Wednesday, April 25, 2007

OK, I'm getting closer to making my own Live CD Linux distribution



I'm one step closer to having my own Linux live CD distribution.

Last night, I figured out how to have X autoprobe for the type of video card you have. Basically, by running X -configure, X will probe your system to see which video card you have, and write a basic XF86Config file. I presume newer versions of X will make this an Xorg.conf file. I then run the generated file through an Awk script to make an XF86Config file that generates an 800x600 screen refreshed at 72hz.

I have also downloaded and compiled Linux 2.4.34.4, and added a script to cloop 2.05 so that it compiles without problem in Linux 2.4. Cloop is a program that allows me to compress the filesystem. cloop 2.06 won't compile without modification in Linux 2.4; cloop 2.05 is the last version of Linux 2.4 that can compie as is, using only a small script to
make the actual module.

Right now, I don't need Cloop. The complete working self-contained system, with X, Opera, Fvwm 1, kernel drivers, Busybox, MaraDNS, and rxvt, is about 70 megabytes in size. Cloop is a "nice to have" thing.

One nice thing about the cyber cafe I am in right now is that it is a good place to test Linux. DSL has not been tested throughly on the kind of hardware I try to run DSL on. On one system in this cafe, the USB doesn't work. On another, DHCP doesn't work. On another, the mouse doesn't work. On another, it seems to hang at kernel bootup time. Since the DSL designer decided the Kernel bootup messages were not pretty, I can't figure out why--there's a reason the Linux kernel is so verbose at startup. Without these messages, I can't figure out if a given piece of dodgy hardware is hanging or if there is some really long autoprobe process.

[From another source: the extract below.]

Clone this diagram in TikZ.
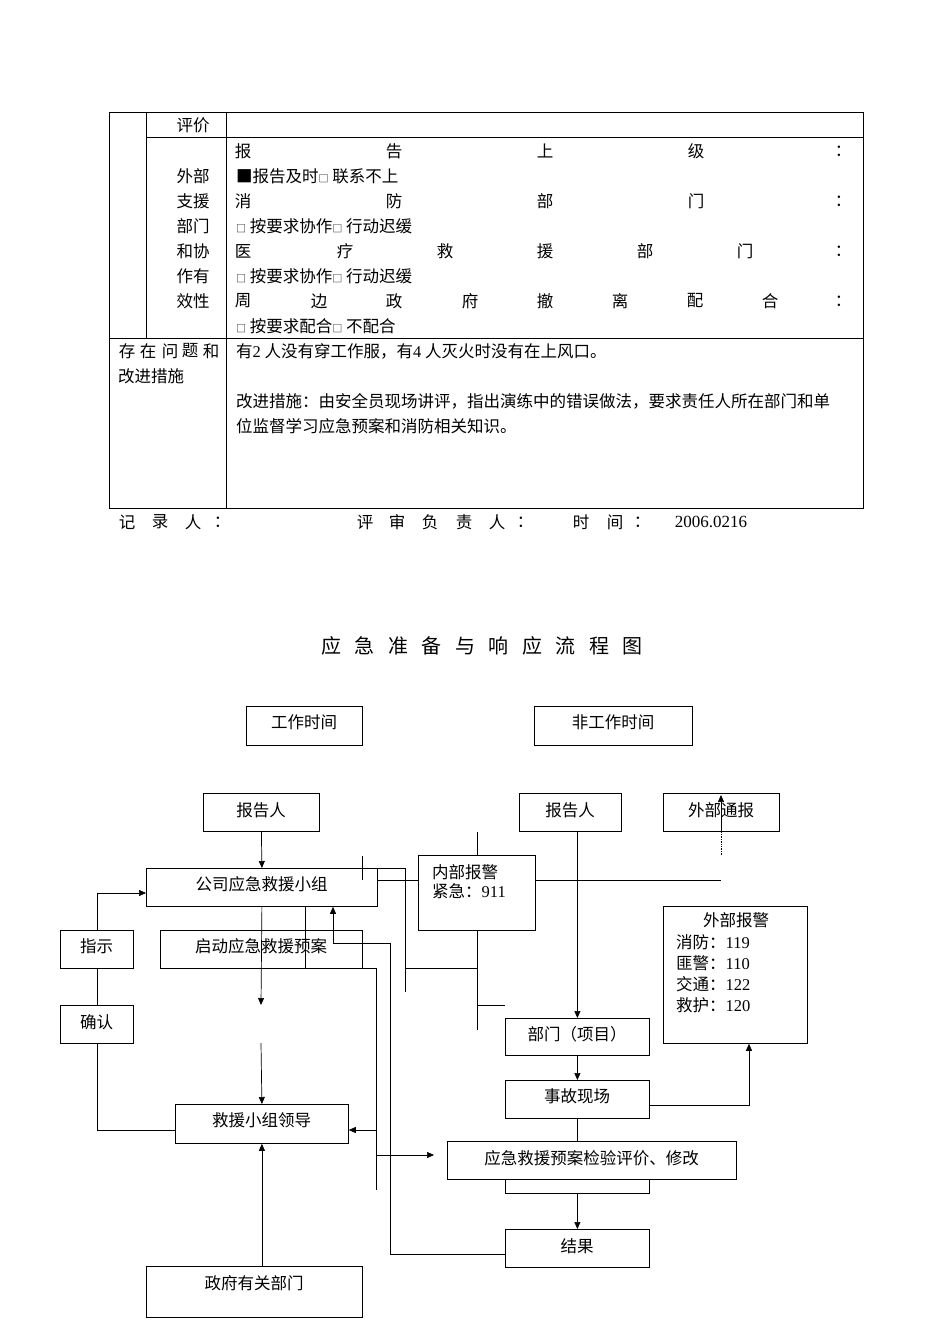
\documentclass[tikz,border=0pt]{standalone}
\usepackage{fontspec}
\setmainfont{Liberation Serif}
\newfontfamily\cjk{Noto Sans CJK SC}
\usetikzlibrary{arrows.meta}
\begin{document}
\begin{tikzpicture}[x=1pt,y=-1pt,
  box/.style={draw,line width=0.8pt,inner sep=0pt,anchor=north west},
  lbl/.style={font=\cjk\fontsize{16.5}{18}\selectfont,inner sep=0pt},
  tx/.style={font=\cjk\fontsize{16.5}{18}\selectfont,inner sep=0pt},
  ln/.style={line width=0.7pt},
  arr/.style={line width=0.7pt,-{Triangle[length=7pt,width=6pt]}},
  tl/.style={line width=0.7pt}]
\useasboundingbox (0,0) rectangle (950,1344);
\newcommand{\bx}[7]{\node[box,minimum width={(#4-#2)*1pt},minimum height={(#5-#3)*1pt}] (#1) at (#2,#3) {};
  \node[lbl] at ({(#2+#4)/2},#7) {#6};}
% ---------- table ----------
\draw[tl] (109,112) rectangle (863,508);
\draw[tl] (146,112) -- (146,338);
\draw[tl] (226,112) -- (226,508);
\draw[tl] (146,137) -- (863,137);
\draw[tl] (109,338) -- (863,338);
\node[tx] at (193,125) {评价};
\foreach \y/\t in {176/外部,201/支援,226/部门,251/和协,276/作有,301/效性} \node[tx] at (193,\y) {\t};
\foreach \x/\c in {243/报,394/告,545/上,696/级,843/：} \node[tx] at (\x,151) {\c};
\node[tx,anchor=west] at (236,176) {■报告及时{\fontsize{10}{10}\selectfont □} 联系不上};
\foreach \x/\c in {243/消,394/防,545/部,696/门,843/：} \node[tx] at (\x,201) {\c};
\node[tx,anchor=west] at (236,226) {{\fontsize{10}{10}\selectfont □} 按要求协作{\fontsize{10}{10}\selectfont □} 行动迟缓};
\foreach \x/\c in {243/医,345/疗,445/救,545/援,645/部,745/门,843/：} \node[tx] at (\x,251) {\c};
\node[tx,anchor=west] at (236,276) {{\fontsize{10}{10}\selectfont □} 按要求协作{\fontsize{10}{10}\selectfont □} 行动迟缓};
\foreach \x/\c in {243/周,319/边,394/政,470/府,545/撤,620/离,695/配,770/合,843/：} \node[tx] at (\x,301) {\c};
\node[tx,anchor=west] at (236,326) {{\fontsize{10}{10}\selectfont □} 按要求配合{\fontsize{10}{10}\selectfont □} 不配合};
\foreach \x/\c in {127/存,148/在,170/问,190/题,211/和} \node[tx] at (\x,351) {\c};
\node[tx,anchor=west] at (118,376) {改进措施};
\node[tx,anchor=west] at (236,351) {有{\rmfamily 2} 人没有穿工作服，有{\rmfamily 4} 人灭火时没有在上风口。};
\node[tx,anchor=west] at (236,401) {改进措施：由安全员现场讲评，指出演练中的错误做法，要求责任人所在部门和单};
\node[tx,anchor=west] at (236,426) {位监督学习应急预案和消防相关知识。};
\foreach \x/\c in {127/记,160/录,193/人,222/：,365/评,397/审,430/负,464/责,497/人,525/：,581/时,615/间,642/：} \node[lbl] at (\x,522) {\c};
\node[inner sep=0pt,font=\fontsize{17}{19}\selectfont] at (711,522) {2006.0216};
% ---------- title ----------
\foreach \c [count=\i from 0] in {应,急,准,备,与,响,应,流,程,图} \node[inner sep=0pt,font=\cjk\fontsize{20}{22}\selectfont] at (331+33.5*\i,646) {\c};
% ---------- boxes ----------
\bx{work}{246}{706}{362}{745}{工作时间}{722}
\bx{nowork}{534}{706}{692}{745}{非工作时间}{722}
\bx{repL}{203}{793}{319}{831}{报告人}{810}
\bx{repR}{519}{793}{621}{831}{报告人}{810}
\bx{extn}{663}{793}{779}{831}{外部通报}{810}
\bx{team}{146}{868}{377}{906}{公司应急救援小组}{884}
\node[box,minimum width=117pt,minimum height=75pt] (inner) at (418,855) {};
\node[lbl,anchor=west] at (432,872) {内部报警};
\node[lbl,anchor=west] at (432,891) {紧急：{\rmfamily 911}};
\bx{start}{160}{930}{362}{968}{启动应急救援预案}{946}
\bx{zs}{60}{930}{133}{968}{指示}{946}
\bx{qr}{60}{1005}{133}{1043}{确认}{1022}
\node[box,minimum width=144pt,minimum height=137pt] (extal) at (663,906) {};
\node[lbl] at (736,920) {外部报警};
\foreach \y/\t/\n in {942/消防/119,963/匪警/110,984/交通/122,1005/救护/120} \node[lbl,anchor=west] at (676,\y) {\t：{\rmfamily \n}};
\bx{dept}{505}{1018}{649}{1055}{部门（项目）}{1034}
\bx{site}{505}{1080}{649}{1118}{事故现场}{1096}
\bx{lead}{175}{1104}{348}{1143}{救援小组领导}{1120}
\bx{eval}{447}{1141}{736}{1179}{应急救援预案检验评价、修改}{1158}
\node[box,minimum width=144pt,minimum height=14pt] (evalb) at (505,1179) {};
\bx{res}{505}{1229}{649}{1267}{结果}{1246}
\bx{gov}{146}{1266}{362}{1317}{政府有关部门}{1283}
% ---------- connectors ----------
\draw[arr] (repL.south) -- (team.north);
\draw[arr] (team.south) -- (261,1005);
\coordinate (c1) at (261,1043);
\draw[arr] (c1) -- (lead.north);
\draw[arr] (zs.north) |- (team.west |- 0,893);
\draw[ln] (zs.south) -- (qr.north);
\draw[ln] (qr.south) |- (lead.west |- 0,1130);
\draw[arr] (gov.north -| lead.south) -- (lead.south);
\draw[ln] (team.south -| 305,0) |- (376,968) -- (376,1190);
\draw[arr] (376,1130) -- (lead.east |- 0,1130);
\draw[arr] (376,1155) -- (434,1155);
\draw[arr] (333,943) -- (team.south -| 333,0);
\draw[ln] (333,943) -- (390,943) |- (res.west |- 0,1254);
\draw[ln] (362,856) -- (362,880);
\draw[ln] (377,868) -- (405,868) -- (405,992);
\draw[ln] (377,880) -- (inner.west |- 0,880);
\draw[ln] (477,832) -- (inner.north -| 477,0);
\draw[ln] (inner.south -| 477,0) -- (477,1030);
\draw[ln] (405,968) -- (477,968);
\draw[ln] (477,1005) -- (505,1005);
\draw[ln] (inner.east |- 0,880) -- (721,880);
\draw[ln,densely dotted] (721,855) -- (721,831);
\draw[arr] (721,831) -- (721,795);
\draw[arr] (repR.south -| dept.north) -- (dept.north);
\draw[arr] (dept.south) -- (site.north);
\draw[arr] (site.east |- 0,1105) -| (extal.south -| 749,0);
\draw[ln] (site.south) -- (eval.north -| site.south);
\draw[arr] (evalb.south) -- (res.north);
\end{tikzpicture}
\end{document}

DSL has different priorities than I do. I want a simple system with a usable *NIX environment (can you say Busybox), X, a simple window manager (fvwm1 works just fine), SSH, a terminal program (such as the small RXVT), MaraDNS, a web browser that can access the modern internet, and possibly an IM client that works with MSN. DSL has all that (except for a DNS server), but DSL also has a Spreadsheet, a Word Processor, a VNC thingy, three different editors (I can live with just vi but will probably add Nano), a graphical FTP client (that's what SSH and a web browser are for), the XMMS mp3 player (This is "nice to have" but not essential, especially since most computers at cyber cafes don't have speakers), xpaint, an image viewer (again, just use the web browser), a graphical email client (again, the web browser or SSH in to the *NIX box and use MUTT there), a fancy colorful boot sequence (No, I don't need this), an old version of XPDF that doesn't work with my English lessons (Nice to have if it worked, but...), far too many really ugly fonts, etc. On the other hand, DSL is lacking pretty fonts (except for the excellent misc-fixed), tools to handle 70hz refresh (much easier on my eyes; CRTs are alive and well down here), dodgy USB controllers (don't try autoscanning; just let the user insert and remove the USB kernel modules themselves after inserting and before removing a USB keychain); dodgy DNS servers (That's why I include MaraDNS), dodgy hardware (It would help if I could actually see where the kernel is hanging), dodgy CD-ROM drives that have a hard time reading the live CD (I wonder if some kind of RAID mirroring is possible, where there are two copies of each file), etc.

The next hurdle I need to jump in my own Live CD distribution is to set things up so the root filesystem is one that is usable. Right now, the Xsetup script I wrote doesn't work because the root filesystem needs to be a ramdisk with symlinks to the various read-only parts of the actual system. So, I will look at the KNOPPIX initrd and see what magic it does to make the ramdisk filesystem when I get some free time again.